296_45_01"Mais qu'est-ce que je fous ici?"... C'est en gros ce que je me suis dit lorsque j'ai débarqué sur l'esplanade de la Défense, hier en fin d'après midi, alors qu'une foule de décérébrés hystériques guettaient le ciel avec avidité. Bousculade, mains tremblantes, regards de fanatiques, on se serait cru immergé dans quelque antique cérémonie payenne et barbare, dans l'attente de l'arrivée du grand maître de cérémonie qui, armé de son kriss, s'appliquerait à immoler sous les psalmodies des fidèles une cinquantaine de vierges pulpeuses et consentantes. Musique tribale, étendards pourpre claquant dans le vent, vision de cauchemar.
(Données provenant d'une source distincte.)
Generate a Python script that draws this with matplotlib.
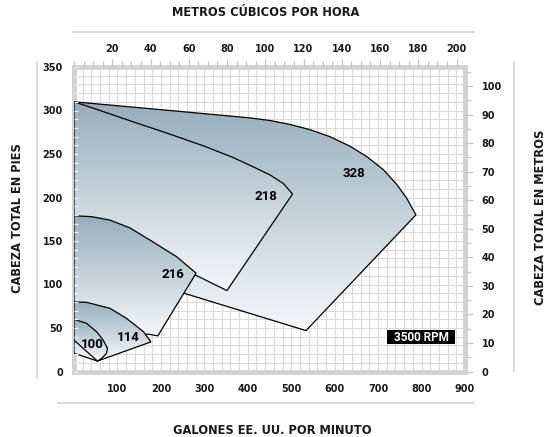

Sur le moment une décharge de panique vint me vriller le cerveau. Et si tous ces croyants me perçaient à jour? Enfer démoniaque! Un jeune disciple de cette monstrueuse religion plonge ses yeux dans les miens. Ca y est je suis foutu! Il a vu en moi l'hérétique à lapider. Comment lui expliquer que le monde ne peut s'apprécier que s'il est multiple, tant par la diversité des modes de pensée que par celle des couleurs d'une paire de Converse Chuck Taylor. Heureusement pour moi ce contact visuel ne dure qu'une fraction de seconde. Le jouvenceau reprenait rapidement sa surveillance fiévreuse du ciel. J'en profitais pour m'éloigner discrètement de cette horrible scène.
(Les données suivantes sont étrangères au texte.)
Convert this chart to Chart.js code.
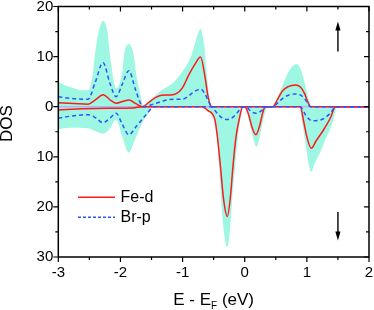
<!DOCTYPE html>
<html><head><meta charset="utf-8">
<script src="https://cdn.jsdelivr.net/npm/chart.js@4/dist/chart.umd.min.js"></script>
<style>html,body{margin:0;padding:0;background:#fff}</style>
</head><body><canvas id="c" width="374" height="310"></canvas>
<script>
// ---- data (energy E - E_F in eV, DOS; spin-down stored as negative) ----
const totalUpE = [-3.0,-2.8,-2.6,-2.52,-2.45,-2.41,-2.35,-2.28,-2.21,-2.17,-2.12,-2.07,-1.97,-1.94,-1.865,-1.79,-1.74,-1.68,-1.62,-1.5,-1.34,-1.15,-0.95,-0.85,-0.78,-0.71,-0.65,-0.62,-0.58,-0.53,0.45,0.55,0.65,0.75,0.83,0.9,0.97,1.03,1.1,2.0];
const totalUpV = [4.9,3.9,3.3,3.3,6,10.5,15,17.1,15,10.5,6,3.7,7,10.5,12.5,10.5,6,2.5,0,1.6,3.3,4.8,8,10.5,13.5,15.5,12,8,3,0,0,2.5,5.5,7.8,8.5,7.5,4.5,1.5,0,0];
const totalDnE = [-3.0,-2.8,-2.52,-2.4,-2.28,-2.18,-2.07,-1.97,-1.865,-1.78,-1.68,-1.58,-1.45,-0.7,-0.6,-0.53,-0.48,-0.44,-0.41,-0.37,-0.33,-0.28,-0.24,-0.2,-0.155,-0.1,-0.06,-0.02,0.0,0.07,0.13,0.19,0.25,0.31,0.37,0.87,0.93,0.98,1.03,1.07,1.12,1.2,1.3,1.41,1.49,2.0];
const totalDnV = [-4.5,-4.2,-4.3,-4.9,-5.4,-4.5,-2.6,-6,-9.2,-7,-4,-1.8,0,0,-0.6,-1.5,-3,-7,-12,-20,-25.5,-28,-25,-18,-12,-5,-1.5,0,0,-2.5,-6,-8,-5.5,-2,0,0,-3.5,-7.5,-11.5,-13,-11.5,-9.5,-6.5,-3.3,0,0];
const feUpE = [-3.0,-2.75,-2.52,-2.4,-2.28,-2.15,-2.07,-1.95,-1.865,-1.75,-1.64,-1.55,-1.45,-1.34,-1.2,-1.1,-1.0,-0.91,-0.8,-0.71,-0.64,-0.59,-0.53,0.45,0.53,0.61,0.7,0.815,0.9,0.96,1.02,1.06,2.0];
const feUpV = [0.8,0.65,0.5,1.4,2.4,1.2,0.7,1.1,1.36,0.6,0,0.8,1.7,2.3,2.35,2.6,3.8,6.1,8.5,9.9,6,2,0,0,1.5,3.2,4.0,4.35,3.9,2.7,0.8,0,0];
const feDnE = [-3.0,-2.6,-2.2,-1.8,-1.64,-0.7,-0.64,-0.58,-0.53,-0.48,-0.44,-0.39,-0.34,-0.28,-0.23,-0.19,-0.14,-0.09,-0.03,0.0,0.06,0.12,0.18,0.24,0.29,0.33,0.895,0.95,1.0,1.07,1.15,1.27,1.38,1.46,2.0];
const feDnV = [-0.65,-0.4,-0.3,-0.25,0,0,-0.3,-0.9,-1.3,-2.6,-6,-12,-18.5,-21.9,-18,-12,-6,-2.6,0,0,-1.5,-4.2,-5.6,-3.8,-1.2,0,0,-3,-6,-8.3,-6.8,-4.6,-2.2,0,0];
const brUpE = [-3.0,-2.75,-2.52,-2.41,-2.28,-2.17,-2.07,-1.97,-1.865,-1.76,-1.66,-1.6,-1.5,-1.4,-1.3,-1.15,-1.0,-0.9,-0.8,-0.71,-0.65,-0.58,-0.53,0.45,0.55,0.65,0.815,0.9,0.97,1.06,2.0];
const brUpV = [2.0,1.6,1.5,4.7,8.8,4.7,2.0,4.5,7.2,3.5,0.3,0,0.4,0.8,1.2,1.5,1.5,2.2,3.1,3.5,2.8,1.0,0,0,1.0,2.0,2.55,2.3,1.5,0,0];
const brDnE = [-3.0,-2.75,-2.52,-2.4,-2.28,-2.17,-2.07,-1.97,-1.865,-1.75,-1.6,-1.45,-0.55,-0.45,-0.37,-0.28,-0.2,-0.12,-0.03,0.01,0.1,0.18,0.26,0.36,0.895,0.98,1.08,1.24,1.37,1.47,2.0];
const brDnV = [-2.3,-1.8,-1.6,-2.2,-3.2,-2.3,-1.3,-3.5,-5.6,-4,-1.8,0,0,-1.2,-2.2,-2.55,-2.2,-1.2,0,0,-0.9,-1.3,-0.9,0,0,-1.66,-2.8,-2.55,-1.4,0,0];
const zeroE = [-3, 2];
const zeroV = [0, 0];
const xTicks = [-3, -2, -1, 0, 1, 2];
const yTicks = [-30, -20, -10, 0, 10, 20];
const legendLabels = ['Fe-d', 'Br-p'];
const spinArrowE = 1.5;
const upArrow = [11, 17];
const downArrow = [-21, -26.7];

const FAM = '"Liberation Sans", Arial, sans-serif';
const CYAN = 'rgb(158,247,226)';
const RED = 'rgb(255,25,25)';
const BLUE = 'rgb(45,85,250)';
const pts = (E, V) => E.map((e, i) => ({x: e, y: V[i]}));

const deco = {
  id: 'deco',
  afterDraw(chart) {
    const {ctx, chartArea: a, scales: {x, y}} = chart;
    ctx.save();
    ctx.strokeStyle = '#000';
    ctx.lineWidth = 1.5;
    ctx.strokeRect(a.left, a.top, a.right - a.left, a.bottom - a.top);
    ctx.lineWidth = 1.2;
    ctx.beginPath();
    const xs = x.ticks.map(t => t.value);
    xs.forEach((v, i) => {
      const px = x.getPixelForValue(v);
      ctx.moveTo(px, a.bottom); ctx.lineTo(px, a.bottom + 5);
      ctx.moveTo(px, a.top); ctx.lineTo(px, a.top + 5);
      if (i < xs.length - 1) {
        const pm = x.getPixelForValue((v + xs[i + 1]) / 2);
        ctx.moveTo(pm, a.bottom); ctx.lineTo(pm, a.bottom + 3);
        ctx.moveTo(pm, a.top); ctx.lineTo(pm, a.top + 3);
      }
    });
    const ys = y.ticks.map(t => t.value);
    ys.forEach((v, i) => {
      const py = y.getPixelForValue(v);
      ctx.moveTo(a.left - 5, py); ctx.lineTo(a.left, py);
      ctx.moveTo(a.right - 5, py); ctx.lineTo(a.right, py);
      if (i < ys.length - 1) {
        const pm = y.getPixelForValue((v + ys[i + 1]) / 2);
        ctx.moveTo(a.left - 3, pm); ctx.lineTo(a.left, pm);
        ctx.moveTo(a.right - 3, pm); ctx.lineTo(a.right, pm);
      }
    });
    ctx.stroke();

    // spin arrows
    const ax = x.getPixelForValue(spinArrowE);
    const arrow = (from, to) => {
      const p0 = y.getPixelForValue(from), p1 = y.getPixelForValue(to);
      const dir = Math.sign(p1 - p0);
      ctx.lineWidth = 1.4;
      ctx.beginPath(); ctx.moveTo(ax, p0); ctx.lineTo(ax, p1 - dir * 6); ctx.stroke();
      ctx.beginPath(); ctx.moveTo(ax, p1); ctx.lineTo(ax - 2.6, p1 - dir * 9); ctx.lineTo(ax + 2.6, p1 - dir * 9); ctx.closePath();
      ctx.fillStyle = '#000'; ctx.fill();
    };
    arrow(upArrow[0], upArrow[1]);
    arrow(downArrow[0], downArrow[1]);

    // legend
    const ds = chart.data.datasets;
    const items = [ds.find(d => d.label === legendLabels[0]), ds.find(d => d.label === legendLabels[1])];
    ctx.font = '16px ' + FAM; ctx.fillStyle = '#000'; ctx.textBaseline = 'middle'; ctx.textAlign = 'left';
    items.forEach((d, i) => {
      const ly = 197.3 + i * 20;
      ctx.strokeStyle = d.borderColor; ctx.lineWidth = 1.5;
      ctx.setLineDash(i === 1 ? [3, 2] : []);
      ctx.beginPath(); ctx.moveTo(78, ly); ctx.lineTo(115, ly); ctx.stroke();
      ctx.setLineDash([]);
      ctx.fillText(d.label, 120.5, ly);
    });

    // axis titles
    ctx.save();
    ctx.translate(7.5, 123.5); ctx.rotate(-Math.PI / 2);
    ctx.font = '17px ' + FAM; ctx.textAlign = 'center'; ctx.textBaseline = 'middle';
    ctx.fillText('DOS', 0, 0);
    ctx.restore();
    ctx.font = '17px ' + FAM;
    const t1 = 'E - E', t3 = ' (eV)';
    const w1 = ctx.measureText(t1).width, w3 = ctx.measureText(t3).width;
    ctx.font = '10px ' + FAM;
    const w2 = ctx.measureText('F').width;
    const total = w1 + w2 + w3;
    const cx = (a.left + a.right) / 2;
    let sx = cx - total / 2;
    ctx.textBaseline = 'alphabetic';
    ctx.font = '17px ' + FAM; ctx.fillText(t1, sx, 305);
    ctx.font = '10px ' + FAM; ctx.fillText('F', sx + w1, 308.5);
    ctx.font = '17px ' + FAM; ctx.fillText(t3, sx + w1 + w2, 305);
    ctx.restore();
  }
};

new Chart(document.getElementById('c'), {
  type: 'line',
  data: {
    datasets: [
      {label: 'total up', data: pts(totalUpE, totalUpV), fill: 'origin', backgroundColor: CYAN, borderWidth: 0, borderColor: CYAN, order: 4},
      {label: 'total down', data: pts(totalDnE, totalDnV), fill: 'origin', backgroundColor: CYAN, borderWidth: 0, borderColor: CYAN, order: 4},
      {label: 'zero', data: pts(zeroE, zeroV), borderColor: 'rgb(185,175,245)', borderWidth: 1.5, fill: false, order: 3},
      {label: 'Fe-d', data: pts(feUpE, feUpV), borderColor: RED, borderWidth: 1.5, fill: false, order: 2},
      {label: 'Fe-d down', data: pts(feDnE, feDnV), borderColor: RED, borderWidth: 1.5, fill: false, order: 2},
      {label: 'Br-p', data: pts(brUpE, brUpV), borderColor: BLUE, borderWidth: 1.5, borderDash: [4, 3], fill: false, order: 1},
      {label: 'Br-p down', data: pts(brDnE, brDnV), borderColor: BLUE, borderWidth: 1.5, borderDash: [4, 3], fill: false, order: 1}
    ]
  },
  options: {
    responsive: false, animation: false, events: [],
    layout: {padding: {left: 0, right: 5, top: 6.5, bottom: 0}},
    plugins: {legend: {display: false}, tooltip: {enabled: false}},
    elements: {point: {radius: 0}, line: {cubicInterpolationMode: 'monotone'}},
    scales: {
      x: {
        type: 'linear', min: xTicks[0], max: xTicks[xTicks.length - 1],
        afterBuildTicks: s => { s.ticks = xTicks.map(v => ({value: v})); },
        ticks: {padding: 7, color: '#000', font: {size: 15, family: FAM}, maxRotation: 0},
        grid: {display: false, drawTicks: false}, border: {display: false},
        afterFit: s => { s.height = 53; s.paddingLeft = 0; s.paddingRight = 0; }
      },
      y: {
        type: 'linear', min: yTicks[0], max: yTicks[yTicks.length - 1],
        afterBuildTicks: s => { s.ticks = yTicks.map(v => ({value: v})); },
        ticks: {padding: 5, color: '#000', font: {size: 15, family: FAM}, callback: v => String(Math.abs(v))},
        grid: {display: false, drawTicks: false}, border: {display: false},
        afterFit: s => { s.width = 58.3; s.paddingTop = 0; s.paddingBottom = 0; }
      }
    }
  },
  plugins: [deco]
});
</script></body></html>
Point de sacrifice rituel pourtant (quoique...) à l'apogée de ce rassemblement. Non. Simplement la manifestation du vide cérébral qui frappe notre civilisation. Toute cette multitude massée devant la Grande Arche, comme un symbole inversé de celle sensée représenter l'Alliance Universelle, attendait l'arrivée de Tom Cruise venue faire la promo de Mission Impossible troisième du nom.

"Mais qu'est-ce que je fous ici?" disais-je... Une heure plus tôt j'étais au Viêt-Nam, au Tchad, à Kaboul, en Iran. Une heure plus tôt j'étais soldat du Front Polisario, gamin moqueur des rues de Londonderry bravant les soldats de sa Majesté, femme-ombre à Téhéran, immergée dans les spasmes de la Révolution Islamique. Une heure plus tôt j'étais en compagnie de Christine Spengler. Dans une galerie nichée au fond d'une ruelle, elle fait entendre sa voix aux accents de Jeanne Moreau. Ses grands yeux noirs vous attirent irrésistiblement à elle, comme la lumière sur la pellicule de son éternel Nikon. Christine Spengler, c'est la femme dans la guerre, une femme qui, à l'âge de vingt-trois ans, a compris que sa vie serait consacrée au reportage photographique. Une femme qui a mis ses souffrances au service de la compréhension du monde. Il faut l'écouter parler de ses clichés. Elle est intarissable. Et son sourire... espiègle et généreux, mais qui cache mal des blessures profondes.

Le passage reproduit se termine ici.